● **Goal**: Transcribe all of the material below word for word and leave out its pictures.

● **Raw data**:
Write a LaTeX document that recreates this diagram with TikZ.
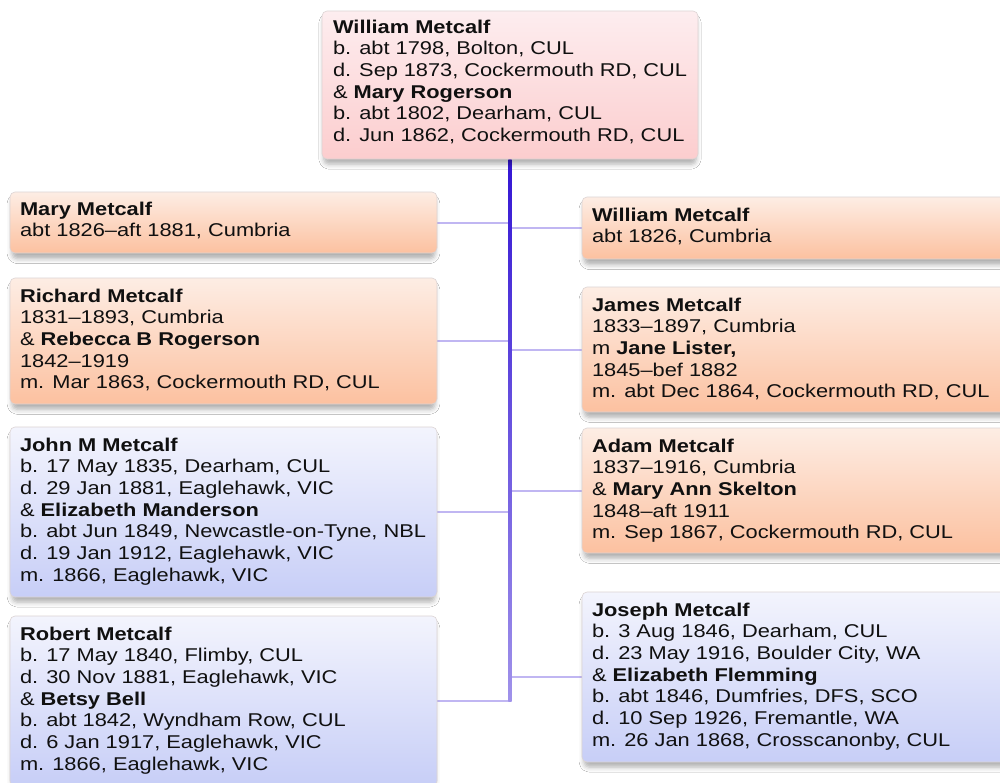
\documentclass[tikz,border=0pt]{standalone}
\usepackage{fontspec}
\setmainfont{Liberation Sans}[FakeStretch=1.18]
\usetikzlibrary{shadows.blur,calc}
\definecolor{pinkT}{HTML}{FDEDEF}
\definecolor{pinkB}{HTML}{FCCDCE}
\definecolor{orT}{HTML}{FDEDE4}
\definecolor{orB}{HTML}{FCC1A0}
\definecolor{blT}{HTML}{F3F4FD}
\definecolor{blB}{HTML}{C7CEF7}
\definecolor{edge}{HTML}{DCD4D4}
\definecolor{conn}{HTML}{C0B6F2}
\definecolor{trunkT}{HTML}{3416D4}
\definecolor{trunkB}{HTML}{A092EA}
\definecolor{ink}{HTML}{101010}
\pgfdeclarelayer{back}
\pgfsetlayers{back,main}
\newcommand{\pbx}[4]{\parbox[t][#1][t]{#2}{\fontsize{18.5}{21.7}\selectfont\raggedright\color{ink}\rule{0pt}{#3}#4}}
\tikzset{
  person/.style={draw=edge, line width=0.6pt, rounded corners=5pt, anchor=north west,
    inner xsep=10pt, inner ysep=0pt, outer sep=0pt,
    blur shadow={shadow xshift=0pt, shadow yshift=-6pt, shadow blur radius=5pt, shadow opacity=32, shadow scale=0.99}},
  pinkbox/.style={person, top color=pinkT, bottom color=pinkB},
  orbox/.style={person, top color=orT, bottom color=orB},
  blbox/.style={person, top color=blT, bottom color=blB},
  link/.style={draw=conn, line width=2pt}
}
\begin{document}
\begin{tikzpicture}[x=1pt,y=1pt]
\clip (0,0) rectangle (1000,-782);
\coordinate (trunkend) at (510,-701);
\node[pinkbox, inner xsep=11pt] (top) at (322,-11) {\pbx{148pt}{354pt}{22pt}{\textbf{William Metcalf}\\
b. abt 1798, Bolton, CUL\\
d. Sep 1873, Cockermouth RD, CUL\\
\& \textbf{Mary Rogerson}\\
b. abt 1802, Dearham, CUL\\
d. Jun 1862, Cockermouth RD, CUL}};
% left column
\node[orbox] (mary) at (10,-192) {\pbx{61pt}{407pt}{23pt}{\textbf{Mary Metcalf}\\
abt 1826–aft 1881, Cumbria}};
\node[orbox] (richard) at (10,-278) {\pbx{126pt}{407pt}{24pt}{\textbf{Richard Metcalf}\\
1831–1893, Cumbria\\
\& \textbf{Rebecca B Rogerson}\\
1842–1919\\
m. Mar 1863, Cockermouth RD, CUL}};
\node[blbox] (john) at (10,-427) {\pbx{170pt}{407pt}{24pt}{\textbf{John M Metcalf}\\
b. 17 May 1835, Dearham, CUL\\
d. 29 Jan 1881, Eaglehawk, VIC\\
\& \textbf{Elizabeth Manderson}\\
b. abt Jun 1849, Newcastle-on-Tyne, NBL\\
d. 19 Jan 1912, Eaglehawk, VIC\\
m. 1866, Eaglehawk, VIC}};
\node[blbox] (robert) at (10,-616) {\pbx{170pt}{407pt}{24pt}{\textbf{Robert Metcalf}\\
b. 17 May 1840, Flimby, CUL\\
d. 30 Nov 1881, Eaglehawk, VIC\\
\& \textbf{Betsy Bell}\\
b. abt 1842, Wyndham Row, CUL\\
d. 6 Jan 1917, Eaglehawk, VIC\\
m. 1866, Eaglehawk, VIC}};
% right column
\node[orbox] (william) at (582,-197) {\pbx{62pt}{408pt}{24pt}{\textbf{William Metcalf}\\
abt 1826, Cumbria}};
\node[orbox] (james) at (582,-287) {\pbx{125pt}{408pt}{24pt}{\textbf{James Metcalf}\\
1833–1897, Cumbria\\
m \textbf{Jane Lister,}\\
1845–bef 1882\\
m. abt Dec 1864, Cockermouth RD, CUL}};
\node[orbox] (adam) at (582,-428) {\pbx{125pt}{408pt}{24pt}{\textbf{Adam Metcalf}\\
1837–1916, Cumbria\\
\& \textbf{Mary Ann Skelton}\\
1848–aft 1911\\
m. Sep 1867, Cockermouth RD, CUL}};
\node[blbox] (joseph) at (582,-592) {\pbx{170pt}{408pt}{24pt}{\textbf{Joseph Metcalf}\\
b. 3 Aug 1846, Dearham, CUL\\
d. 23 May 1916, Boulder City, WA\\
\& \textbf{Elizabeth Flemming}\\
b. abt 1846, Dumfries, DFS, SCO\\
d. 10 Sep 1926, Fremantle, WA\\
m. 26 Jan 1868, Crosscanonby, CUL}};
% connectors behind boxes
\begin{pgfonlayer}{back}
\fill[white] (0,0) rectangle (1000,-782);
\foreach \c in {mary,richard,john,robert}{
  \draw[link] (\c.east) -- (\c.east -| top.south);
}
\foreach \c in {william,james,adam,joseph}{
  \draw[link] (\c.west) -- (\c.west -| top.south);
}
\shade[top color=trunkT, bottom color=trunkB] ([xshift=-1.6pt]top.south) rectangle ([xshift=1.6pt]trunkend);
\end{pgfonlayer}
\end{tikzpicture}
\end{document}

● **Response**:
Write a LaTeX document that recreates this diagram with TikZ.
\documentclass[tikz,border=0pt]{standalone}
\usepackage{fontspec}
\setmainfont{Liberation Sans}[FakeStretch=1.18]
\usetikzlibrary{shadows.blur,calc}
\definecolor{pinkT}{HTML}{FDEDEF}
\definecolor{pinkB}{HTML}{FCCDCE}
\definecolor{orT}{HTML}{FDEDE4}
\definecolor{orB}{HTML}{FCC1A0}
\definecolor{blT}{HTML}{F3F4FD}
\definecolor{blB}{HTML}{C7CEF7}
\definecolor{edge}{HTML}{DCD4D4}
\definecolor{conn}{HTML}{C0B6F2}
\definecolor{trunkT}{HTML}{3416D4}
\definecolor{trunkB}{HTML}{A092EA}
\definecolor{ink}{HTML}{101010}
\pgfdeclarelayer{back}
\pgfsetlayers{back,main}
\newcommand{\pbx}[4]{\parbox[t][#1][t]{#2}{\fontsize{18.5}{21.7}\selectfont\raggedright\color{ink}\rule{0pt}{#3}#4}}
\tikzset{
  person/.style={draw=edge, line width=0.6pt, rounded corners=5pt, anchor=north west,
    inner xsep=10pt, inner ysep=0pt, outer sep=0pt,
    blur shadow={shadow xshift=0pt, shadow yshift=-6pt, shadow blur radius=5pt, shadow opacity=32, shadow scale=0.99}},
  pinkbox/.style={person, top color=pinkT, bottom color=pinkB},
  orbox/.style={person, top color=orT, bottom color=orB},
  blbox/.style={person, top color=blT, bottom color=blB},
  link/.style={draw=conn, line width=2pt}
}
\begin{document}
\begin{tikzpicture}[x=1pt,y=1pt]
\clip (0,0) rectangle (1000,-782);
\coordinate (trunkend) at (510,-701);
\node[pinkbox, inner xsep=11pt] (top) at (322,-11) {\pbx{148pt}{354pt}{22pt}{\textbf{William Metcalf}\\
b. abt 1798, Bolton, CUL\\
d. Sep 1873, Cockermouth RD, CUL\\
\& \textbf{Mary Rogerson}\\
b. abt 1802, Dearham, CUL\\
d. Jun 1862, Cockermouth RD, CUL}};
% left column
\node[orbox] (mary) at (10,-192) {\pbx{61pt}{407pt}{23pt}{\textbf{Mary Metcalf}\\
abt 1826–aft 1881, Cumbria}};
\node[orbox] (richard) at (10,-278) {\pbx{126pt}{407pt}{24pt}{\textbf{Richard Metcalf}\\
1831–1893, Cumbria\\
\& \textbf{Rebecca B Rogerson}\\
1842–1919\\
m. Mar 1863, Cockermouth RD, CUL}};
\node[blbox] (john) at (10,-427) {\pbx{170pt}{407pt}{24pt}{\textbf{John M Metcalf}\\
b. 17 May 1835, Dearham, CUL\\
d. 29 Jan 1881, Eaglehawk, VIC\\
\& \textbf{Elizabeth Manderson}\\
b. abt Jun 1849, Newcastle-on-Tyne, NBL\\
d. 19 Jan 1912, Eaglehawk, VIC\\
m. 1866, Eaglehawk, VIC}};
\node[blbox] (robert) at (10,-616) {\pbx{170pt}{407pt}{24pt}{\textbf{Robert Metcalf}\\
b. 17 May 1840, Flimby, CUL\\
d. 30 Nov 1881, Eaglehawk, VIC\\
\& \textbf{Betsy Bell}\\
b. abt 1842, Wyndham Row, CUL\\
d. 6 Jan 1917, Eaglehawk, VIC\\
m. 1866, Eaglehawk, VIC}};
% right column
\node[orbox] (william) at (582,-197) {\pbx{62pt}{408pt}{24pt}{\textbf{William Metcalf}\\
abt 1826, Cumbria}};
\node[orbox] (james) at (582,-287) {\pbx{125pt}{408pt}{24pt}{\textbf{James Metcalf}\\
1833–1897, Cumbria\\
m \textbf{Jane Lister,}\\
1845–bef 1882\\
m. abt Dec 1864, Cockermouth RD, CUL}};
\node[orbox] (adam) at (582,-428) {\pbx{125pt}{408pt}{24pt}{\textbf{Adam Metcalf}\\
1837–1916, Cumbria\\
\& \textbf{Mary Ann Skelton}\\
1848–aft 1911\\
m. Sep 1867, Cockermouth RD, CUL}};
\node[blbox] (joseph) at (582,-592) {\pbx{170pt}{408pt}{24pt}{\textbf{Joseph Metcalf}\\
b. 3 Aug 1846, Dearham, CUL\\
d. 23 May 1916, Boulder City, WA\\
\& \textbf{Elizabeth Flemming}\\
b. abt 1846, Dumfries, DFS, SCO\\
d. 10 Sep 1926, Fremantle, WA\\
m. 26 Jan 1868, Crosscanonby, CUL}};
% connectors behind boxes
\begin{pgfonlayer}{back}
\fill[white] (0,0) rectangle (1000,-782);
\foreach \c in {mary,richard,john,robert}{
  \draw[link] (\c.east) -- (\c.east -| top.south);
}
\foreach \c in {william,james,adam,joseph}{
  \draw[link] (\c.west) -- (\c.west -| top.south);
}
\shade[top color=trunkT, bottom color=trunkB] ([xshift=-1.6pt]top.south) rectangle ([xshift=1.6pt]trunkend);
\end{pgfonlayer}
\end{tikzpicture}
\end{document}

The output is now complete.